David Bates and La Nuova Musica at St John's. Photo © Nick Rutter
On the hoof |
by Robert Thicknesse |
As everyone knows, the journey can be more diverting than the destination – even when the destination itself is pretty tasty. The culmination of Haydn’s great oratorio, the duet between Eve and Adam, is a momentous thing – the world’s first love song, the triumph of God’s plan, this new-created paradise given actual meaning by having inhabitants who can understand it. And yet after all Haydn’s avid nature notes and the breathless anticipation and terrific excitement of God’s sterling work, these two strolling around their garden idly pointing out interesting birdies felt a bit pallid, a Gainsborough country couple wondering when they can decently take a mini-break – perhaps even separately – somewhere a bit more exciting, like Bath. And that’s even before we get to their wowserish patriarchal attitudes to nature and gender-politics, though I suppose you can still find plenty of that sort of thing out among the posh country folk.
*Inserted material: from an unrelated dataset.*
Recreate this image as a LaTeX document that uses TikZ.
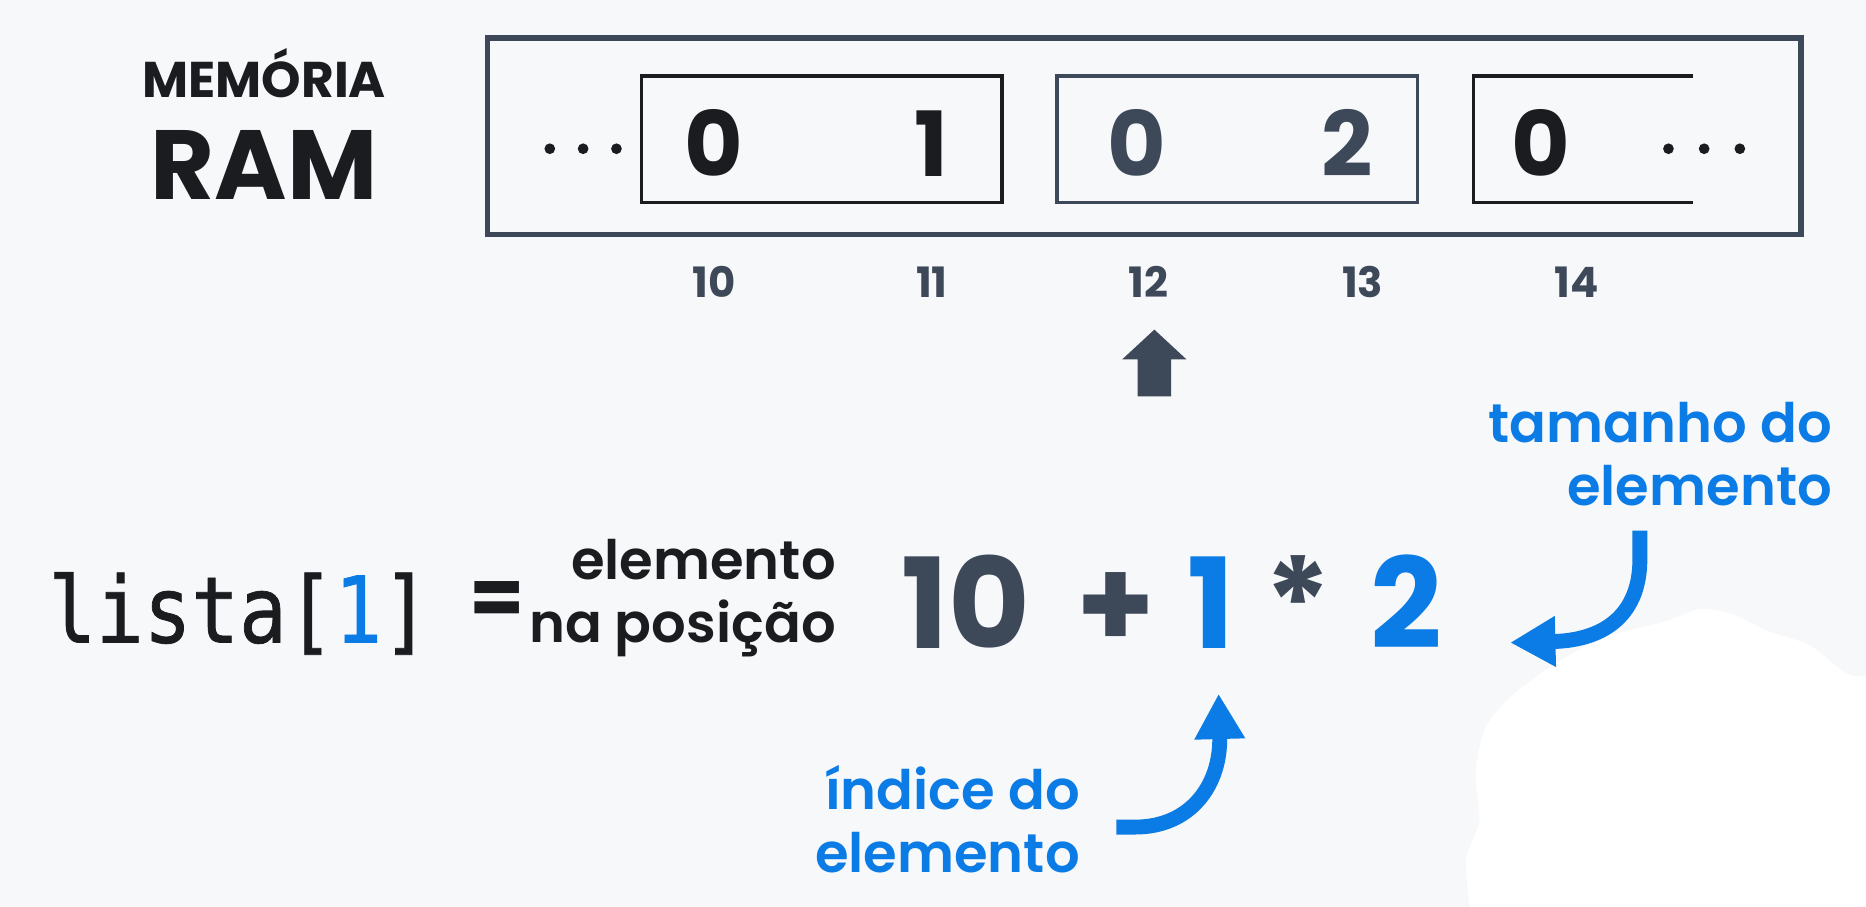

But if the numinous purity and poise of this duet wasn’t the sunlit summit Haydn envisaged, this couldn’t detract from a revelatory performance. Lately, David Bates and his group La Nuova Musica have emerged from the melee of early music groups to real pre-eminence, thanks to the certainty of Bates’s own taste and the conviction with which he achieves the sounds and effects and musical results he wants. Listening to the intentionally grainy edges, the groovily artisanal, wheezy winds and extremely distinctive string tone – all absolutely natural-fibre, but with the tensile strength of stretched silk – I got a distinct and very rare feeling that yes, this might actually be something like what Haydn had in his head. Which is pretty subjective and conjectural, of course, but in any event it sounded as fresh as if it had been written that morning.
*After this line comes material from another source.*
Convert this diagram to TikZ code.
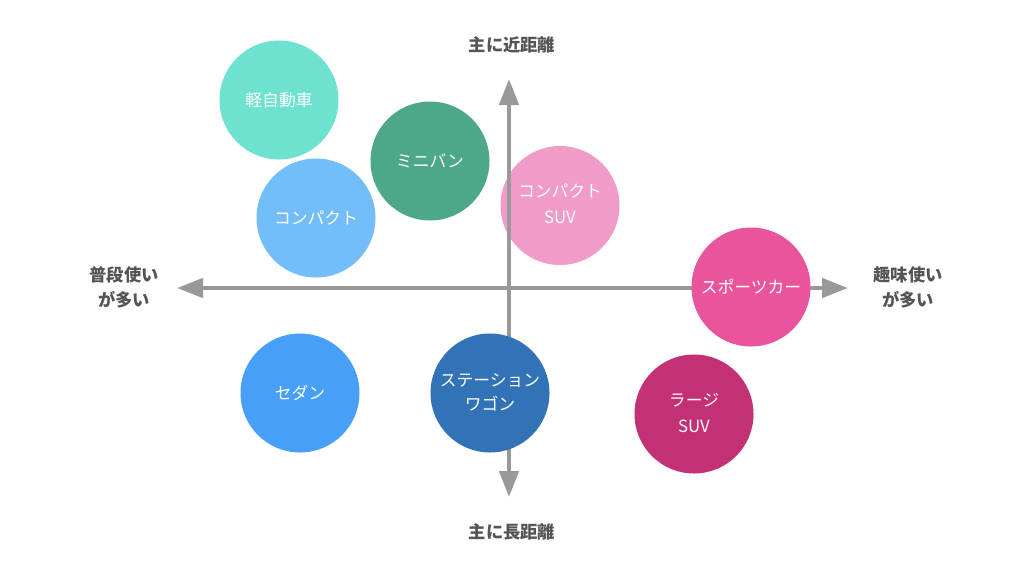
\documentclass[tikz,border=0pt]{standalone}
\usepackage{fontspec}
\setmainfont{Noto Sans CJK JP}
\usetikzlibrary{arrows.meta}
\definecolor{kei}{HTML}{6DE2CF}
\definecolor{mini}{HTML}{4DA88A}
\definecolor{comp}{HTML}{73BDF8}
\definecolor{csuv}{HTML}{F19BC8}
\definecolor{sport}{HTML}{EA549D}
\definecolor{lsuv}{HTML}{C33073}
\definecolor{sedan}{HTML}{479FF8}
\definecolor{wagon}{HTML}{3273B7}
\definecolor{axisgray}{HTML}{999999}
\definecolor{labelgray}{HTML}{555555}
\tikzset{
  car/.style={circle, minimum size=119pt, inner sep=0pt, text=white, align=center,
    font=\fontsize{16.8}{25}\selectfont},
  axislabel/.style={text=labelgray, align=center, font=\fontsize{17.3}{25}\selectfont\bfseries},
  axisline/.style={line width=4.5pt, draw=axisgray, -{Triangle[length=26pt,width=19pt]}}
}
\begin{document}
\begin{tikzpicture}[x=1pt,y=-1pt]
\useasboundingbox[fill=white] (0,0) rectangle (1024,576);
% drawn beneath the axis
\node[car, fill=csuv] (csuv) at (560,205.5) {\raisebox{3pt}{\begin{tabular}{@{}c@{}}コンパクト\\[1pt]SUV\end{tabular}}};
% axes
\coordinate (o) at (509,288);
\coordinate (top) at (509,79);
\coordinate (bottom) at (509,497);
\coordinate (left) at (177,288);
\coordinate (right) at (848,288);
\draw[axisline] (o) -- (top);
\draw[axisline] (o) -- (bottom);
\draw[axisline] (o) -- (left);
\draw[axisline] (o) -- (right);
% circles
\node[car, fill=kei] (kei) at (279,100) {軽自動車};
\node[car, fill=mini] (mini) at (430,161) {ミニバン};
\node[car, fill=comp] (comp) at (316,218) {コンパクト};
\node[car, fill=sport] (sport) at (751,287) {スポーツカー};
\node[car, fill=sedan] (sedan) at (300,393) {セダン};
\node[car, fill=wagon] (wagon) at (490,393) {\raisebox{2pt}{\begin{tabular}{@{}c@{}}ステーション\\[-1pt]ワゴン\end{tabular}}};
\node[car, fill=lsuv] (lsuv) at (694,414) {\raisebox{3pt}{\begin{tabular}{@{}c@{}}ラージ\\[1pt]SUV\end{tabular}}};
% labels
\node[axislabel] (near) at (512,45) {主に近距離};
\node[axislabel] (far) at (512,532) {主に長距離};
\node[axislabel] (daily) at (124,287) {普段使い\\が多い};
\node[axislabel] (hobby) at (908,287) {趣味使い\\が多い};
\end{tikzpicture}
\end{document}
And it also sounded very much like the culmination of the 18th century. The Creation was first performed in 1798, and Haydn’s digestion of all Mozart’s music, including the final developments of The Magic Flute and so on, is obvious everywhere – as is his late discovery of Handel’s English oratorios, with their wild weather, bubbling brooks and birdlife; it’s all here, with the 65-year-old composer sounding as sparky and life-grasping as the young Beethoven, joyously turning the world into varied musical textures, shot through with lightness, jokes and wondering celebration without any of the young trainee titan’s portentousness.
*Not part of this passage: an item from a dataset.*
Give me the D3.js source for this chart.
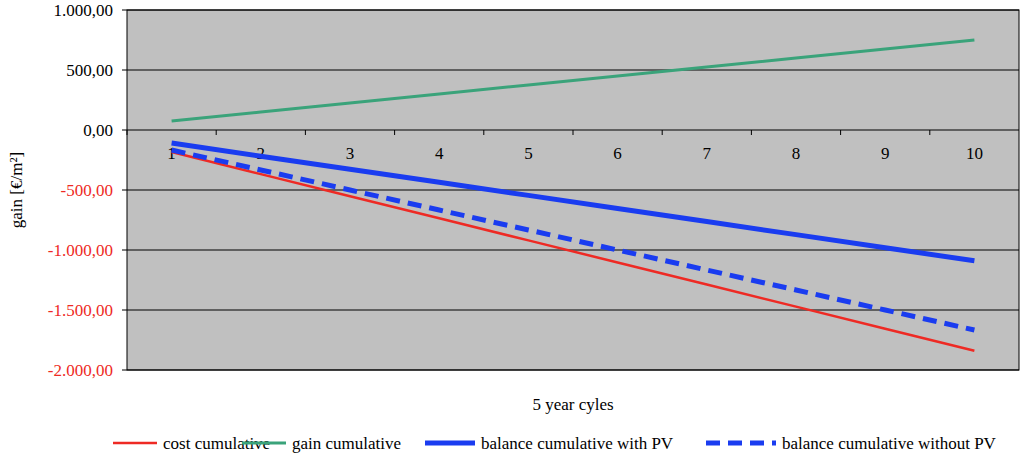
<!DOCTYPE html><html><head><meta charset="utf-8"><script src="https://cdn.jsdelivr.net/npm/d3@7"></script>
<style>body{margin:0;background:#fff}text{font-family:"Liberation Serif","Times New Roman",serif}</style></head><body>
<svg id="c" width="1024" height="457"></svg>
<script>
const categories=[1,2,3,4,5,6,7,8,9,10];
const costCum=[-184,-368,-552,-736,-920,-1104,-1288,-1472,-1656,-1840];
const gainCum=[75,150,225,300,375,450,525,600,675,750];
const balWithPV=[-109,-218,-327,-436,-545,-654,-763,-872,-981,-1090];
const balWithoutPV=[-167,-333,-500,-667,-833,-1000,-1167,-1333,-1500,-1667];
const yTicks=[-2000,-1500,-1000,-500,0,500,1000];
const series=[
 {name:"cost cumulative",v:costCum,c:"#ee2a24",w:2.5,d:null},
 {name:"gain cumulative",v:gainCum,c:"#3aa37a",w:3,d:null},
 {name:"balance cumulative with PV",v:balWithPV,c:"#1a3cf0",w:5,d:null},
 {name:"balance cumulative without PV",v:balWithoutPV,c:"#1a3cf0",w:5,d:"14,8"}];
const L=127,R=1019,T=10,B=370;
const svg=d3.select("#c");
const x=d3.scaleBand().domain(categories).range([L,R]);
const y=d3.scaleLinear().domain([-2000,1000]).range([B,T]);
svg.append("rect").attr("x",L).attr("y",T).attr("width",R-L).attr("height",B-T).attr("fill","#c0c0c0").attr("stroke","#000");
const fmt=v=>{const s=Math.abs(v).toFixed(0);const g=s.replace(/\B(?=(\d{3})+(?!\d))/g,".");return (v<0?"-":"")+g+",00";};
yTicks.forEach(t=>{
 svg.append("line").attr("x1",L-5).attr("x2",R).attr("y1",y(t)).attr("y2",y(t)).attr("stroke","#000").attr("stroke-width",1);
 svg.append("text").attr("x",L-14).attr("y",y(t)+6).attr("text-anchor","end").attr("font-size",17).attr("fill",t<0?"#ee2a24":"#000").text(fmt(t));
});
categories.forEach(c=>{
 svg.append("text").attr("x",x(c)+x.bandwidth()/2).attr("y",y(0)+29).attr("text-anchor","middle").attr("font-size",17).text(c);
 svg.append("line").attr("x1",x(c)).attr("x2",x(c)).attr("y1",y(0)).attr("y2",y(0)+5).attr("stroke","#000");
});
const line=d3.line().x((d,i)=>x(categories[i])+x.bandwidth()/2).y(d=>y(d));
series.forEach(s=>svg.append("path").attr("d",line(s.v)).attr("fill","none").attr("stroke",s.c).attr("stroke-width",s.w).attr("stroke-dasharray",s.d));
svg.append("text").attr("transform","translate(22,190) rotate(-90)").attr("text-anchor","middle").attr("font-size",17).text("gain [€/m²]");
svg.append("text").attr("x",573).attr("y",410).attr("text-anchor","middle").attr("font-size",17).text("5 year cyles");
const lx=[113,242,425,706];
const lw=[44,44,50,70];
series.forEach((s,i)=>{
 svg.append("line").attr("x1",lx[i]).attr("x2",lx[i]+lw[i]).attr("y1",443).attr("y2",443).attr("stroke",s.c).attr("stroke-width",s.w).attr("stroke-dasharray",s.d?"14,8":null);
 svg.append("text").attr("x",lx[i]+lw[i]+6).attr("y",449).attr("font-size",17).text(s.name);
});
</script></body></html>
Too many felicities of colour, nuance and detail to mention, from the good-humoured, capricious continuo to farting contrabassoon, the contrasting derivation of the choral fugues from Bach and Handel, Lucy Crowe’s amorous cooings and flutterings as lark and dove. Everything was done with a terrific sense of enjoyment: I’ve rarely seen such a smiley bunch of performers. And the lodestone, in a performance with a far bigger, fuller and less namby-pamby sound than I’ve heard from a period band in a while, was an excitement in the process – of creation, and of its musical representation – something new around every corner, a pervasive feeling of wonder and rapture and surprise. Crowe was on her best, open-hearted and communicative form, Ben Hulett a clarion Uriel, William Berger a lyrical Raphael and Adam; the Holst Singers gave everything – notably the tenors swelling out of the top of The heavens are telling (here Die Himmel erzählen, in the original German).
You don’t hear too many performances at this level – exactly what I thought hearing La Nuova Musica’s concert of Gluck’s Orfeo ed Euridice earlier this year. Next up is Alcina in January, with Lucy Crowe, Rebecca Bottone, Madeleine Shaw and Patrick Terry, a musical wonderland if ever there was.